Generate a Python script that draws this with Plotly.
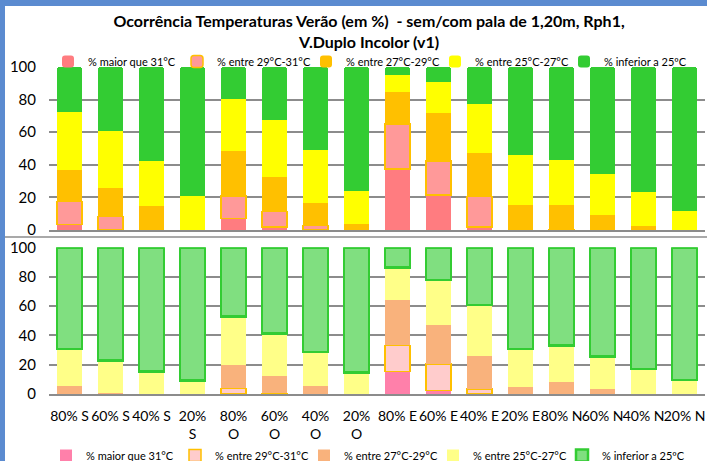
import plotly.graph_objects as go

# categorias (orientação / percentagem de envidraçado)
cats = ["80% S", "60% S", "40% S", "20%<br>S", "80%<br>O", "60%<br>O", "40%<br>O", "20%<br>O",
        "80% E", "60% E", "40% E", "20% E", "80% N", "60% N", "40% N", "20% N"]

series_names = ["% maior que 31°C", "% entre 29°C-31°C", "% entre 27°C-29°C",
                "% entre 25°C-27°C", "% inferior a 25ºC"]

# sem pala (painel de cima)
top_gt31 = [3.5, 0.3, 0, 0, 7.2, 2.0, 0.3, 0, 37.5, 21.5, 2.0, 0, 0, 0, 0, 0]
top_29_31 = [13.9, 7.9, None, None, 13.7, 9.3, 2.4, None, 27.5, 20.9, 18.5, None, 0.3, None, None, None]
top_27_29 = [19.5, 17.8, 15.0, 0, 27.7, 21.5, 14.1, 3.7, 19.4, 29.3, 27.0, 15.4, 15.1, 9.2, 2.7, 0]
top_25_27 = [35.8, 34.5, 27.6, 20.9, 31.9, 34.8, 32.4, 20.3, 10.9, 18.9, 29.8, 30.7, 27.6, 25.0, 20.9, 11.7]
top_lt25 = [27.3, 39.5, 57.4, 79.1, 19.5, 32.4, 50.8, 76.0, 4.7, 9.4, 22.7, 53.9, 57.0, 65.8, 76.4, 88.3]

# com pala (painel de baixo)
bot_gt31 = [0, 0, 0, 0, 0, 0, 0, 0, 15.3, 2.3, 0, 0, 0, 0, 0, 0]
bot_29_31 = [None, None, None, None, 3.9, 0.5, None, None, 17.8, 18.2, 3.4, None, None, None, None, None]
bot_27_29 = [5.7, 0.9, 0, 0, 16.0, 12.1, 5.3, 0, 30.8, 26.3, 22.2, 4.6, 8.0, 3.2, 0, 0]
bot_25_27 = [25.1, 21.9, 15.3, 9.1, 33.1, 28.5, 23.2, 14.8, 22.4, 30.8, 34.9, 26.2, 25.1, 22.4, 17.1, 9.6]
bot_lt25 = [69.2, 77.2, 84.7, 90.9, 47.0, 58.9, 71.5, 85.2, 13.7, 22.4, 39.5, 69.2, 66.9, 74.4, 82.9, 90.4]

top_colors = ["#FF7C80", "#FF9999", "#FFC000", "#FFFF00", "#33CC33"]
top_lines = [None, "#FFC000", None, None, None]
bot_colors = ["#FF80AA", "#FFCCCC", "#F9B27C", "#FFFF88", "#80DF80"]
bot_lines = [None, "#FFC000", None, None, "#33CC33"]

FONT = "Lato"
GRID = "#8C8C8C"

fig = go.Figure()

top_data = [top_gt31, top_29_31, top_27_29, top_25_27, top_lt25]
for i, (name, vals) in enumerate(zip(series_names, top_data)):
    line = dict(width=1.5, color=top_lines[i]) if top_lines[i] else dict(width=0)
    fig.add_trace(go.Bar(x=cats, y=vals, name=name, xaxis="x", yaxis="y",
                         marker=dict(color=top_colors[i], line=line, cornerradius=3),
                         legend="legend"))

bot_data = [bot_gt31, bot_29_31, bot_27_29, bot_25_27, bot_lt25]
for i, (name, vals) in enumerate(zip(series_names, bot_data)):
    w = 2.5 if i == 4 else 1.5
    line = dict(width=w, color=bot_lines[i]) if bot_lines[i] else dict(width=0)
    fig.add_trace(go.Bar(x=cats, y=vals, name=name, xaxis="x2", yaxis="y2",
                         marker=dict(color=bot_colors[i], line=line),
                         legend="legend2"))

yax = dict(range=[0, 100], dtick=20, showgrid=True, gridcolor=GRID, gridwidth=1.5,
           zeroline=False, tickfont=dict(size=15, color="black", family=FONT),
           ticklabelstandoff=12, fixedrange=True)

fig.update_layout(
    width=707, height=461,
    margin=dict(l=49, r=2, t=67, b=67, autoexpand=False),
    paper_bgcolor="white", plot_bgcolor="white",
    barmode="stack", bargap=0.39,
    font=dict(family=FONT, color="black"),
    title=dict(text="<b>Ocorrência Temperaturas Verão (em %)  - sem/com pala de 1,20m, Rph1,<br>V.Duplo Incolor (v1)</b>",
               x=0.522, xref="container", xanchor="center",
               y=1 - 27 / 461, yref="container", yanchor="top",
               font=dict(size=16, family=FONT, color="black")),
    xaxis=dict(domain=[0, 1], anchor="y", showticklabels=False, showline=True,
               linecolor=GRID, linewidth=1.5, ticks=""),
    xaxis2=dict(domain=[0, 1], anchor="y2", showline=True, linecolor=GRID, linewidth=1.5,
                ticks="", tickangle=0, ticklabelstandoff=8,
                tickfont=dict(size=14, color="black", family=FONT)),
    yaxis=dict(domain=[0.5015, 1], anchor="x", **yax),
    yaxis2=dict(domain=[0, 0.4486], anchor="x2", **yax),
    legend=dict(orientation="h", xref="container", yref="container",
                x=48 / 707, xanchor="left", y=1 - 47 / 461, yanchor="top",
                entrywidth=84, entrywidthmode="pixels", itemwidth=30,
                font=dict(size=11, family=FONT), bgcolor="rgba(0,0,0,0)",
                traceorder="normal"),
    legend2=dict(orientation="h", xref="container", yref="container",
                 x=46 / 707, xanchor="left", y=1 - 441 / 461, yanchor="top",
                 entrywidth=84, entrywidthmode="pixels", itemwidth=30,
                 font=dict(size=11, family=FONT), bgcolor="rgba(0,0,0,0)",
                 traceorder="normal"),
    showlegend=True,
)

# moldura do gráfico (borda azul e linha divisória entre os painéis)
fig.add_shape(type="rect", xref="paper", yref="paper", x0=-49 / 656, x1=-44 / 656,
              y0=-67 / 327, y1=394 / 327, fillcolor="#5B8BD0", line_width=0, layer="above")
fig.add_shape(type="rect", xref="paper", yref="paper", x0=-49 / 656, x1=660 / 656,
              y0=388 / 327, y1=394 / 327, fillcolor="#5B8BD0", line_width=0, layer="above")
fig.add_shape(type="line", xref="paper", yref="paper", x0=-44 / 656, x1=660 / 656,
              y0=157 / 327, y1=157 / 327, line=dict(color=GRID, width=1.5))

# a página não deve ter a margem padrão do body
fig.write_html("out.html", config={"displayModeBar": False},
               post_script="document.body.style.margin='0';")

- **WRITTEN TASK**
Write out each line of the listing above, exactly, from its first line to the line holding "65.8, 76.4, 88.3]", inclusive. Skip the pictures.

- **ANSWER**
Generate a Python script that draws this with Plotly.
import plotly.graph_objects as go

# categorias (orientação / percentagem de envidraçado)
cats = ["80% S", "60% S", "40% S", "20%<br>S", "80%<br>O", "60%<br>O", "40%<br>O", "20%<br>O",
        "80% E", "60% E", "40% E", "20% E", "80% N", "60% N", "40% N", "20% N"]

series_names = ["% maior que 31°C", "% entre 29°C-31°C", "% entre 27°C-29°C",
                "% entre 25°C-27°C", "% inferior a 25ºC"]

# sem pala (painel de cima)
top_gt31 = [3.5, 0.3, 0, 0, 7.2, 2.0, 0.3, 0, 37.5, 21.5, 2.0, 0, 0, 0, 0, 0]
top_29_31 = [13.9, 7.9, None, None, 13.7, 9.3, 2.4, None, 27.5, 20.9, 18.5, None, 0.3, None, None, None]
top_27_29 = [19.5, 17.8, 15.0, 0, 27.7, 21.5, 14.1, 3.7, 19.4, 29.3, 27.0, 15.4, 15.1, 9.2, 2.7, 0]
top_25_27 = [35.8, 34.5, 27.6, 20.9, 31.9, 34.8, 32.4, 20.3, 10.9, 18.9, 29.8, 30.7, 27.6, 25.0, 20.9, 11.7]
top_lt25 = [27.3, 39.5, 57.4, 79.1, 19.5, 32.4, 50.8, 76.0, 4.7, 9.4, 22.7, 53.9, 57.0, 65.8, 76.4, 88.3]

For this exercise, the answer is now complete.